N.A.B. – Todos os anos vou a Portugal. Aproveito para fazer os cursos do Conservatório. No ano passado frequentei o Conservatório Nacional de Lisboa. Este ano, em Maio, frequentei o Conservatório Internacional de Ballet e Dança Annarella Sanchez, em Leiria. Todos os anos tento sair uma ou duas vezes [de Cabo Verde] para me formar um pouco mais. A falta que sentimos em Cabo Verde é de professores e de formadores para bailarinos. No ano passado levei a minha maestra do Brasil, este ano vou tentar levar um professor.

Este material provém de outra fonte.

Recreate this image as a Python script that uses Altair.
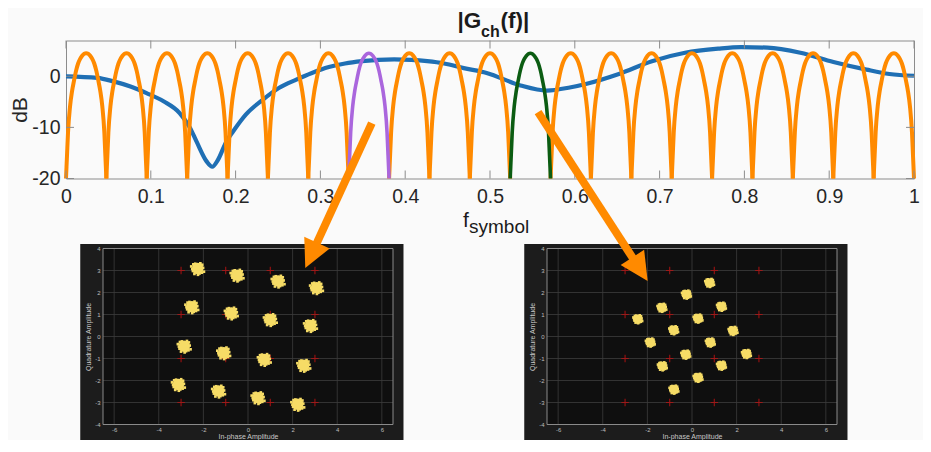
import altair as alt
import pandas as pd

FONT = "Liberation Sans"

# ---------------- top panel data ----------------
blue_f = [0, 0.037, 0.056, 0.076, 0.095, 0.115, 0.134, 0.146, 0.154, 0.166, 0.1725,
          0.179, 0.189, 0.197, 0.212, 0.232, 0.251, 0.271, 0.29, 0.31, 0.329, 0.349,
          0.387, 0.407, 0.426, 0.446, 0.469, 0.496, 0.536, 0.567, 0.594, 0.613, 0.652,
          0.691, 0.730, 0.769, 0.796, 0.827, 0.866, 0.905, 0.944, 0.971, 1.0]
blue_db = [0, -0.3, -1.0, -2.0, -3.3, -4.9, -7.2, -10.0, -12.8, -16.7, -17.7,
           -16.4, -12.8, -10.8, -7.5, -4.6, -2.3, -0.7, 0.65, 1.8, 2.5, 2.95,
           3.3, 3.2, 2.95, 2.5, 1.6, 0.65, -1.8, -2.8, -2.2, -1.5, 0.46,
           2.95, 4.6, 5.4, 5.7, 5.6, 4.6, 2.8, 1.3, 0.45, 0.1]

# sub-carrier nulls (edges of each hump)
null_f = [0, 0.0476, 0.0952, 0.1429, 0.1905, 0.2381, 0.2857, 0.3333, 0.381, 0.4286,
          0.4762, 0.5238, 0.5714, 0.619, 0.6667, 0.7143, 0.7619, 0.8095, 0.8571,
          0.9048, 0.9524, 1.0]
hump_kind = ["sub"] * 7 + ["purple"] + ["sub"] * 3 + ["green"] + ["sub"] * 9
# hump profile (relative position in hump, dB)
prof_u = [-1.0, -0.95, -0.9, -0.8, -0.7, -0.6, -0.5, -0.4, -0.3, -0.2, -0.1, 0.0,
          0.1, 0.2, 0.3, 0.4, 0.5, 0.6, 0.7, 0.8, 0.9, 0.95, 1.0]
prof_db = [-20, -15.5, -11.0, -5.9, -2.9, -0.8, 1.1, 2.5, 3.4, 4.0, 4.4, 4.5,
           4.4, 4.0, 3.4, 2.5, 1.1, -0.8, -2.9, -5.9, -11.0, -15.5, -20]

x_ticks = [0, 0.1, 0.2, 0.3, 0.4, 0.5, 0.6, 0.7, 0.8, 0.9, 1]
y_ticks = [-20, -10, 0]

title_parts = ["|G", "ch", "(f)|"]
xtitle_parts = ["f", "symbol"]

# ---------------- constellation data ----------------
qam_levels = [-3, -1, 1, 3]
left_I = [-2.26, -0.49, 1.35, 3.07, -2.52, -0.75, 1.0, 2.8, -2.86, -1.09, 0.73, 2.5,
          -3.12, -1.32, 0.45, 2.23]
left_Q = [3.09, 2.79, 2.52, 2.22, 1.35, 1.07, 0.77, 0.5, -0.44, -0.74, -1.04, -1.31,
          -2.18, -2.48, -2.78, -3.08]
right_I = [0.79, -0.25, 1.32, -1.35, -2.43, 0.27, 1.84, -0.82, -1.87, 0.82, 2.44,
           -0.28, -1.33, 1.32, 0.27, -0.81]
right_Q = [2.45, 1.92, 1.37, 1.32, 0.8, 0.83, 0.27, 0.3, -0.26, -0.26, -0.78, -0.81,
           -1.34, -1.31, -1.86, -2.4]
# speckle pattern of a received cluster (I, Q offsets)
speck_dI = [0, 0.15, -0.14, 0.05, -0.06, 0.18, -0.19, 0.26, -0.25, 0.09, -0.11, 0.13,
            -0.2, 0.22, 0.02, -0.3, 0.3, -0.15, 0.1, -0.08, 0.2, -0.22]
speck_dQ = [0, 0.08, 0.1, 0.18, -0.17, -0.09, -0.1, 0.03, -0.02, -0.24, 0.23, 0.25,
            0.2, 0.18, -0.3, 0.1, -0.15, -0.26, 0.0, 0.05, -0.2, -0.12]

grid_I = [-6, -4, -2, 0, 2, 4, 6]
grid_Q = [-4, -3, -2, -1, 0, 1, 2, 3, 4]
frame_I = [-7.52, 6.97]
frame_Q = [-4.71, 4.2]

# arrows: start point and arrow-head centre, in each panel's I/Q units
arrow_left = {"I": 5.55, "Q": 9.70, "I2": 2.83, "Q2": 3.69, "ang": 24.7}
arrow_right = {"I": -6.90, "Q": 10.2, "I2": -2.33, "Q2": 3.06, "ang": 327.0}

ORANGE = "#ff8a00"
YELLOW = "#f6dc66"

# ---------------- top panel ----------------
W, H = 848, 138
xs = alt.Scale(domain=[0, 1], nice=False, zero=False)
ys = alt.Scale(domain=[-20, 7], nice=False, zero=False)
xax = alt.Axis(values=x_ticks, labelExpr="'' + datum.value", ticks=False, domain=False,
               grid=False, labelFontSize=19.5, labelColor="#262626", labelPadding=9,
               labelFont=FONT, labelFlush=False, title=None)
yax = alt.Axis(values=y_ticks, labelExpr="'' + datum.value", ticks=False, domain=False,
               grid=False, labelFontSize=19.5, labelColor="#262626", labelPadding=6,
               labelFont=FONT, labelFlush=False, title="dB", titleFontSize=21,
               titleFont=FONT, titleFontWeight="normal", titleColor="#262626",
               titlePadding=1.8)

df_blue = pd.DataFrame({"f": blue_f, "db": blue_db})
rows = []
for k in range(len(hump_kind)):
    a, b = null_f[k], null_f[k + 1]
    for u, d in zip(prof_u, prof_db):
        rows.append({"k": k, "kind": hump_kind[k], "f": (a + b) / 2 + u * (b - a) / 2, "db": d})
df_h = pd.DataFrame(rows)

X = alt.X("f:Q", scale=xs, axis=xax)
Y = alt.Y("db:Q", scale=ys, axis=yax)

blue = alt.Chart(df_blue).mark_line(color="#1f6fb4", strokeWidth=4.2,
                                    interpolate="monotone").encode(x=X, y=Y)
sub = alt.Chart(df_h[df_h.kind == "sub"]).mark_line(
    color=ORANGE, strokeWidth=4, interpolate="monotone").encode(x=X, y=Y, detail="k:N")
purple = alt.Chart(df_h[df_h.kind == "purple"]).mark_line(
    color="#aa66dd", strokeWidth=3.6, interpolate="monotone").encode(x=X, y=Y)
green = alt.Chart(df_h[df_h.kind == "green"]).mark_line(
    color="#0b5c12", strokeWidth=3.6, interpolate="monotone").encode(x=X, y=Y)

df_xt = pd.DataFrame({"f": x_ticks})
df_yt = pd.DataFrame({"db": y_ticks})
tick_style = dict(color="#8c8c8c", strokeWidth=1)
xt_top = alt.Chart(df_xt).mark_rule(**tick_style).encode(x=X, y=alt.value(0), y2=alt.value(8))
xt_bot = alt.Chart(df_xt).mark_rule(**tick_style).encode(x=X, y=alt.value(H - 8), y2=alt.value(H))
yt_l = alt.Chart(df_yt).mark_rule(**tick_style).encode(y=Y, x=alt.value(0), x2=alt.value(8))
yt_r = alt.Chart(df_yt).mark_rule(**tick_style).encode(y=Y, x=alt.value(W - 8), x2=alt.value(W))

one = pd.DataFrame({"a": [0]})


def txt(s, x, y, size, weight="normal"):
    return alt.Chart(one).mark_text(text=s, align="left", baseline="alphabetic",
                                    font=FONT, fontSize=size, fontWeight=weight,
                                    color="#1a1a1a").encode(x=alt.value(x), y=alt.value(y))


titles = [
    txt(title_parts[0], 391.5, -12.3, 22.5, "bold"),
    txt(title_parts[1], 415.0, -3.5, 16, "bold"),
    txt(title_parts[2], 434.5, -12.3, 22.5, "bold"),
    txt(xtitle_parts[0], 397.0, 186.0, 21),
    txt(xtitle_parts[1], 403.0, 192.2, 19),
]

top = alt.layer(blue, sub, purple, green, xt_top, xt_bot, yt_l, yt_r, *titles).properties(
    width=W, height=H, view=alt.ViewBackground(stroke="#8c8c8c", strokeWidth=1))

# ---------------- constellation panels ----------------
PW, PH = 290, 176
bxs = alt.Scale(domain=[-6.5, 6.5], nice=False, zero=False)
bys = alt.Scale(domain=[-4, 4], nice=False, zero=False)
bxa = alt.Axis(values=grid_I, labelExpr="'' + datum.value", ticks=False, domain=False,
               grid=False, labelFontSize=6, labelColor="#bdbdbd", labelPadding=1.5,
               labelFont=FONT, title="In-phase Amplitude", titleFontSize=7,
               titleColor="#c8c8c8", titleFont=FONT, titleFontWeight="normal",
               titlePadding=0, zindex=1)
bya = alt.Axis(values=grid_Q, labelExpr="'' + datum.value", ticks=False, domain=False,
               grid=False, labelFontSize=6, labelColor="#bdbdbd", labelPadding=3,
               labelFont=FONT, title="Quadrature Amplitude", titleFontSize=7,
               titleColor="#c8c8c8", titleFont=FONT, titleFontWeight="normal",
               titlePadding=3, zindex=1)
BX = alt.X("I:Q", scale=bxs, axis=bxa)
BY = alt.Y("Q:Q", scale=bys, axis=bya)


def panel(cI, cQ, spread, blob, arrow):
    df_frame = pd.DataFrame({"I": [frame_I[0]], "I2": [frame_I[1]],
                             "Q": [frame_Q[0]], "Q2": [frame_Q[1]]})
    df_inner = pd.DataFrame({"I": [-6.5], "I2": [6.5], "Q": [-4], "Q2": [4]})
    frame = alt.Chart(df_frame).mark_rect(color="#1c1c1c").encode(
        x=BX, x2="I2:Q", y=BY, y2="Q2:Q")
    inner = alt.Chart(df_inner).mark_rect(color="#0f0f0f").encode(
        x=BX, x2="I2:Q", y=BY, y2="Q2:Q")
    border = alt.Chart(df_inner).mark_rect(filled=False, stroke="#8a8a8a",
                                           strokeWidth=1).encode(
        x=BX, x2="I2:Q", y=BY, y2="Q2:Q")
    gv = alt.Chart(pd.DataFrame({"I": grid_I})).mark_rule(
        color="#3c3c3c", strokeWidth=0.8).encode(x=BX, y=alt.value(0), y2=alt.value(PH))
    gh = alt.Chart(pd.DataFrame({"Q": grid_Q})).mark_rule(
        color="#3c3c3c", strokeWidth=0.8).encode(y=BY, x=alt.value(0), x2=alt.value(PW))
    ref = pd.DataFrame([{"I": i, "Q": q} for q in qam_levels for i in qam_levels])
    crosses = alt.Chart(ref).mark_point(shape="M-1,0L1,0M0,-1L0,1", size=56,
                                        filled=False, color="#c81212",
                                        strokeWidth=1.2).encode(x=BX, y=BY)
    sp = pd.DataFrame([{"I": i + di * spread, "Q": q + dq * spread}
                       for i, q in zip(cI, cQ) for di, dq in zip(speck_dI, speck_dQ)])
    speck = alt.Chart(sp).mark_square(size=7, color=YELLOW, opacity=1).encode(x=BX, y=BY)
    blobs = alt.Chart(pd.DataFrame({"I": cI, "Q": cQ})).mark_circle(
        size=blob, color=YELLOW, opacity=1).encode(x=BX, y=BY)
    adf = pd.DataFrame([arrow])
    shaft = alt.Chart(adf).mark_rule(color=ORANGE, strokeWidth=8, strokeCap="butt").encode(
        x=BX, y=BY, x2="I2:Q", y2="Q2:Q")
    head = alt.Chart(adf).mark_point(shape="M0,1L-1,-1L1,-1Z", size=784, filled=True,
                                     color=ORANGE, opacity=1).encode(
        x=alt.X("I2:Q", scale=bxs, axis=bxa), y=alt.Y("Q2:Q", scale=bys, axis=bya),
        angle=alt.Angle("ang:Q", scale=None))
    return alt.layer(frame, inner, gv, gh, border, crosses, speck, blobs, shaft, head).properties(
        width=PW, height=PH)


def spacer(w):
    return alt.Chart(one).mark_point(opacity=0).properties(width=w, height=PH)


left = panel(left_I, left_Q, 0.95, 130, arrow_left)
right = panel(right_I, right_Q, 0.65, 70, arrow_right)

bottom = alt.hconcat(spacer(36.2), left, spacer(153.3), right, spacing=0, bounds="flush")

chart = alt.vconcat(top, bottom, spacing=70, bounds="flush").properties(
    padding={"top": 1.5, "left": 0, "right": 0, "bottom": -2},
    background="#fafafa").configure_view(stroke="transparent")

chart.save("out.html", embed_options={"renderer": "svg", "actions": False})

CLComo é o seu trabalho em Cabo Verde?

N.A.B. – Trabalho com crianças a partir dos dois anos até à idade adulta. Neste momento são 250 alunos. Tento recrutar crianças e adolescentes que estão um pouco atrapalhados. Com a dança conseguem mudar drasticamente. Alguns estão em risco [de exclusão social]. Nestes casos, fazemos mais [ajuda] por “portas fechadas”. Sem as outras crianças ou os outros pais saberem, escolhemos as crianças, as que tenham futuro, recrutamo-las e damos-lhes equipamento. Não pagam mensalidade e ainda pagamos o transporte. O mais importante é que apareçam às aulas e sigam as regras da Escola sem terem que pagar.

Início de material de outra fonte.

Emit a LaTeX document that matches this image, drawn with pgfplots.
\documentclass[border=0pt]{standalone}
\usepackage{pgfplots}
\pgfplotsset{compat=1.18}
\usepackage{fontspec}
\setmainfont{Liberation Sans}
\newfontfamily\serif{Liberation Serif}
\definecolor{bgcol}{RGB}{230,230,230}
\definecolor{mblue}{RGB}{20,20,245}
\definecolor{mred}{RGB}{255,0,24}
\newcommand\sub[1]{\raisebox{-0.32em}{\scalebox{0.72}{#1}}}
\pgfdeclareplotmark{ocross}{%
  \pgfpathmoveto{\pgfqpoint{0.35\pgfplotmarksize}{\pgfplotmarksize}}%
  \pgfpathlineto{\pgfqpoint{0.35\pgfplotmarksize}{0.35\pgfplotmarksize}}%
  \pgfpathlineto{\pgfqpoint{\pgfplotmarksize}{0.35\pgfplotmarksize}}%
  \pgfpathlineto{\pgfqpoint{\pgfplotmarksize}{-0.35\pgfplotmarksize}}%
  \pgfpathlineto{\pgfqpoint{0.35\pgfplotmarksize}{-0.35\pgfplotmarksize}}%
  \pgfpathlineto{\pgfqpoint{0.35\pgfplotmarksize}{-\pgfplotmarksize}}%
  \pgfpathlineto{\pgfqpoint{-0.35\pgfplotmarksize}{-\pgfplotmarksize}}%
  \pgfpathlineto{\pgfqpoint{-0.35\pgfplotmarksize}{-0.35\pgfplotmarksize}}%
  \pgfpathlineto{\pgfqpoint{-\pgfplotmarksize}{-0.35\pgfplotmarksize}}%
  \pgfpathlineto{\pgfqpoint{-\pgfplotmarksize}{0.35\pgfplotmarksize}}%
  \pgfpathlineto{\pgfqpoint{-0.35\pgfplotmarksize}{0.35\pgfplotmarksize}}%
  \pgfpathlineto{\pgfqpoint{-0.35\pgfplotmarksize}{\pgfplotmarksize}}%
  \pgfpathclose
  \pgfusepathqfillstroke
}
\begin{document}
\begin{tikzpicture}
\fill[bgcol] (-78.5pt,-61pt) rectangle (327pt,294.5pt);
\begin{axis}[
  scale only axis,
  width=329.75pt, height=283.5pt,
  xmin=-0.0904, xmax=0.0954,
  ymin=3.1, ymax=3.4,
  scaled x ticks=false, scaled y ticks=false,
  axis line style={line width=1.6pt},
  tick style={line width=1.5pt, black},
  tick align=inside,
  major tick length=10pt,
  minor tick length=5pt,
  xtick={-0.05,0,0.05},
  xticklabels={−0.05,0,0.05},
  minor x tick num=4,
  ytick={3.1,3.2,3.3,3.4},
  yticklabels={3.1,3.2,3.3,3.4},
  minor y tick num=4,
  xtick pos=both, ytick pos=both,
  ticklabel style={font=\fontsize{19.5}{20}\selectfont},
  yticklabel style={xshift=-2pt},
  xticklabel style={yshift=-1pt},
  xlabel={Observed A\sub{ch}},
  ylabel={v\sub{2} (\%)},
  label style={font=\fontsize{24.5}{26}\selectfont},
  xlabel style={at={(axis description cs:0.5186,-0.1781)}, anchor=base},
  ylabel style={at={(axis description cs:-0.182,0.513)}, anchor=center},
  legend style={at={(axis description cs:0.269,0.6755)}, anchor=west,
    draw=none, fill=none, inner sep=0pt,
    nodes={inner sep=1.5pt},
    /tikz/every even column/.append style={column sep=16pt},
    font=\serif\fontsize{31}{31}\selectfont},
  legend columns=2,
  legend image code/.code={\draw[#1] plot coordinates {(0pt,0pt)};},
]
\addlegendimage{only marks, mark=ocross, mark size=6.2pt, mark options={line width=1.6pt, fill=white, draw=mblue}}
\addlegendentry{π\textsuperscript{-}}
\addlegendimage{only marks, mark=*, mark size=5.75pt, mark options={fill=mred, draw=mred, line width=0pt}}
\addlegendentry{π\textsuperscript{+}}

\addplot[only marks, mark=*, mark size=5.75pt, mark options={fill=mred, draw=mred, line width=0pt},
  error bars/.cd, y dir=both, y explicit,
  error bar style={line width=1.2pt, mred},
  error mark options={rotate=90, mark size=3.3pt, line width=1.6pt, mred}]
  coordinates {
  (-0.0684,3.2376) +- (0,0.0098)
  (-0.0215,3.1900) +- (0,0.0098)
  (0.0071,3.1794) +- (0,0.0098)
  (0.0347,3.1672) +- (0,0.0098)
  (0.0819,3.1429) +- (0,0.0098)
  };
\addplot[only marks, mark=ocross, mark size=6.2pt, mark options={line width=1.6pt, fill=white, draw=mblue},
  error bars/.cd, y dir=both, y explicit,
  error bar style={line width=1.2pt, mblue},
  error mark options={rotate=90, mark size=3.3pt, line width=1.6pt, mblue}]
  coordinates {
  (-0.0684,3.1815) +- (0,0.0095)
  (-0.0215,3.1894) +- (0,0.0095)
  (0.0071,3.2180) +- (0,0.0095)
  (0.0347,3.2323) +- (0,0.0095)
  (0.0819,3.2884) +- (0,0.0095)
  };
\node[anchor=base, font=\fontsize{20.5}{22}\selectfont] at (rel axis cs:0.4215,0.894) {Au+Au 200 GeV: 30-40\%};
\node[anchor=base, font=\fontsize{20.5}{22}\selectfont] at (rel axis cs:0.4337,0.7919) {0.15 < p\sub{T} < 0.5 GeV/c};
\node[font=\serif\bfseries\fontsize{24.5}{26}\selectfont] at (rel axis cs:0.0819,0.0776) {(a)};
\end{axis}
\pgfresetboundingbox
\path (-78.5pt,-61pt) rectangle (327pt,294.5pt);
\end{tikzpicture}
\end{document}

CLQue projectos para o futuro?

N.A.B. – As aulas funcionam como se fossem uma disciplina extra-curricular. Estamos a tentar envolver as aulas de dança a outro nível, até mesmo saindo do nosso espaço e irmos dar aulas para as escolas e colégios. A minha ideia, já a partir do próximo semestre, é dividir – vou ter a “Escola de Dança Nicole” e a “Companhia de Dança Nicole”. E vou ter que fazer um contrato com os pais, porque se os filhos quiserem seguir a carreira profissional terão que levar a dança de outra forma, mais a sério.

CLE os apoios?

N.A.B. – A maior dificuldade que temos é conseguirmos os recursos suficientes para ensinarmos da melhor forma. Trabalho muito, porque sou obrigada a isso. Gostaria de ter outra estrutura, mas para isso seria preciso que alguém me apoiasse para que ficasse mais descansada com os meus pequeninos. Enquanto não conseguir um profissional de fora que trabalhe na Escola… Para isso precisamos de dinheiro, precisamos de parceiros, de uma entidade ou de algum filantropo que nos ajude a crescer. Seja de Cabo Verde ou fora de Cabo Verde.